* [GOAL]:
Repeat the material below word for word and leave out all pictures.

##### DATASET SECTION #####

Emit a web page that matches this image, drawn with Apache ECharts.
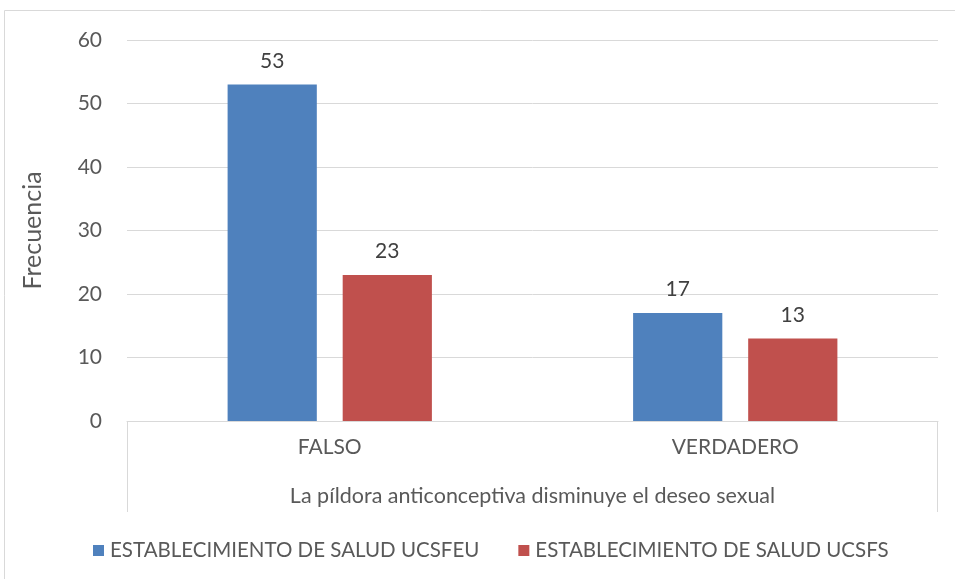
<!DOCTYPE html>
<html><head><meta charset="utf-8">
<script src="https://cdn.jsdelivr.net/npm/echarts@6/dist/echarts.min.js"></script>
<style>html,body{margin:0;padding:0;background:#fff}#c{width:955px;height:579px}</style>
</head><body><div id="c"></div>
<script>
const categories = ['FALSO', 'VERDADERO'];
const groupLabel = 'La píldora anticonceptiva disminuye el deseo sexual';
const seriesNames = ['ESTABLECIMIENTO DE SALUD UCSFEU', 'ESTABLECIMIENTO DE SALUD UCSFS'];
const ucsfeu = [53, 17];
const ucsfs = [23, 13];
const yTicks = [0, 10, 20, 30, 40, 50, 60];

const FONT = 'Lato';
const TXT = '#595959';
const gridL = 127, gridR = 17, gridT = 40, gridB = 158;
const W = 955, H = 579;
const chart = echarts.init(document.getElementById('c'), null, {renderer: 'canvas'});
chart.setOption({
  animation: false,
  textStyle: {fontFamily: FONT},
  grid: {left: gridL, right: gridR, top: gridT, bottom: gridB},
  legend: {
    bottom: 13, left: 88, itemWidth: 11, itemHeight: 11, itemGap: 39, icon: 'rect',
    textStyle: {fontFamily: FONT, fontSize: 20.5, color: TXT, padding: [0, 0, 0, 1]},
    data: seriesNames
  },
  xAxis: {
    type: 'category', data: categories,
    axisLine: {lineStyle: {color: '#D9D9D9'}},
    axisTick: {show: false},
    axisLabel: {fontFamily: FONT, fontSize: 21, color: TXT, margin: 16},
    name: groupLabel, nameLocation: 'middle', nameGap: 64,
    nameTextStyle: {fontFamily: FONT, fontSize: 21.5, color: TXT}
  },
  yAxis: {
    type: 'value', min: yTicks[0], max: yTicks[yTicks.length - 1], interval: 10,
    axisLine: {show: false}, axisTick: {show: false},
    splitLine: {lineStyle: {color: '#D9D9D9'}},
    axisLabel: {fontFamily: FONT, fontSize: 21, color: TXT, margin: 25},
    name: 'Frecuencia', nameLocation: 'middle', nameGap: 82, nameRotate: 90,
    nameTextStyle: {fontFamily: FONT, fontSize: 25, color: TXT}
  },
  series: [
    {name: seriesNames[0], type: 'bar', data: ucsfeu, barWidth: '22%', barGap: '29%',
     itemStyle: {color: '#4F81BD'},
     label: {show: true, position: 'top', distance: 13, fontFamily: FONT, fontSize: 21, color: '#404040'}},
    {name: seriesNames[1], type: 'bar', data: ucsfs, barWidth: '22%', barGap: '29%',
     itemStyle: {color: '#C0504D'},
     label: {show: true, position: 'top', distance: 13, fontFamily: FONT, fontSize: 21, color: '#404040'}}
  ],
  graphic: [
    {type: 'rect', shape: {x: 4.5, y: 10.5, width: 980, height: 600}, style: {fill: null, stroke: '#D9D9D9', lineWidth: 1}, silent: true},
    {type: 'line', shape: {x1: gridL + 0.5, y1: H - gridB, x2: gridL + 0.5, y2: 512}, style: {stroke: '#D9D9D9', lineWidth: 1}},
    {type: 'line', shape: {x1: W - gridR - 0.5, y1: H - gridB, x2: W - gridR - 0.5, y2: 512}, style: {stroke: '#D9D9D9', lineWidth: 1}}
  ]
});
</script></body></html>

#####

* [SOLUTION]:
Emit a web page that matches this image, drawn with Apache ECharts.
<!DOCTYPE html>
<html><head><meta charset="utf-8">
<script src="https://cdn.jsdelivr.net/npm/echarts@6/dist/echarts.min.js"></script>
<style>html,body{margin:0;padding:0;background:#fff}#c{width:955px;height:579px}</style>
</head><body><div id="c"></div>
<script>
const categories = ['FALSO', 'VERDADERO'];
const groupLabel = 'La píldora anticonceptiva disminuye el deseo sexual';
const seriesNames = ['ESTABLECIMIENTO DE SALUD UCSFEU', 'ESTABLECIMIENTO DE SALUD UCSFS'];
const ucsfeu = [53, 17];
const ucsfs = [23, 13];
const yTicks = [0, 10, 20, 30, 40, 50, 60];

const FONT = 'Lato';
const TXT = '#595959';
const gridL = 127, gridR = 17, gridT = 40, gridB = 158;
const W = 955, H = 579;
const chart = echarts.init(document.getElementById('c'), null, {renderer: 'canvas'});
chart.setOption({
  animation: false,
  textStyle: {fontFamily: FONT},
  grid: {left: gridL, right: gridR, top: gridT, bottom: gridB},
  legend: {
    bottom: 13, left: 88, itemWidth: 11, itemHeight: 11, itemGap: 39, icon: 'rect',
    textStyle: {fontFamily: FONT, fontSize: 20.5, color: TXT, padding: [0, 0, 0, 1]},
    data: seriesNames
  },
  xAxis: {
    type: 'category', data: categories,
    axisLine: {lineStyle: {color: '#D9D9D9'}},
    axisTick: {show: false},
    axisLabel: {fontFamily: FONT, fontSize: 21, color: TXT, margin: 16},
    name: groupLabel, nameLocation: 'middle', nameGap: 64,
    nameTextStyle: {fontFamily: FONT, fontSize: 21.5, color: TXT}
  },
  yAxis: {
    type: 'value', min: yTicks[0], max: yTicks[yTicks.length - 1], interval: 10,
    axisLine: {show: false}, axisTick: {show: false},
    splitLine: {lineStyle: {color: '#D9D9D9'}},
    axisLabel: {fontFamily: FONT, fontSize: 21, color: TXT, margin: 25},
    name: 'Frecuencia', nameLocation: 'middle', nameGap: 82, nameRotate: 90,
    nameTextStyle: {fontFamily: FONT, fontSize: 25, color: TXT}
  },
  series: [
    {name: seriesNames[0], type: 'bar', data: ucsfeu, barWidth: '22%', barGap: '29%',
     itemStyle: {color: '#4F81BD'},
     label: {show: true, position: 'top', distance: 13, fontFamily: FONT, fontSize: 21, color: '#404040'}},
    {name: seriesNames[1], type: 'bar', data: ucsfs, barWidth: '22%', barGap: '29%',
     itemStyle: {color: '#C0504D'},
     label: {show: true, position: 'top', distance: 13, fontFamily: FONT, fontSize: 21, color: '#404040'}}
  ],
  graphic: [
    {type: 'rect', shape: {x: 4.5, y: 10.5, width: 980, height: 600}, style: {fill: null, stroke: '#D9D9D9', lineWidth: 1}, silent: true},
    {type: 'line', shape: {x1: gridL + 0.5, y1: H - gridB, x2: gridL + 0.5, y2: 512}, style: {stroke: '#D9D9D9', lineWidth: 1}},
    {type: 'line', shape: {x1: W - gridR - 0.5, y1: H - gridB, x2: W - gridR - 0.5, y2: 512}, style: {stroke: '#D9D9D9', lineWidth: 1}}
  ]
});
</script></body></html>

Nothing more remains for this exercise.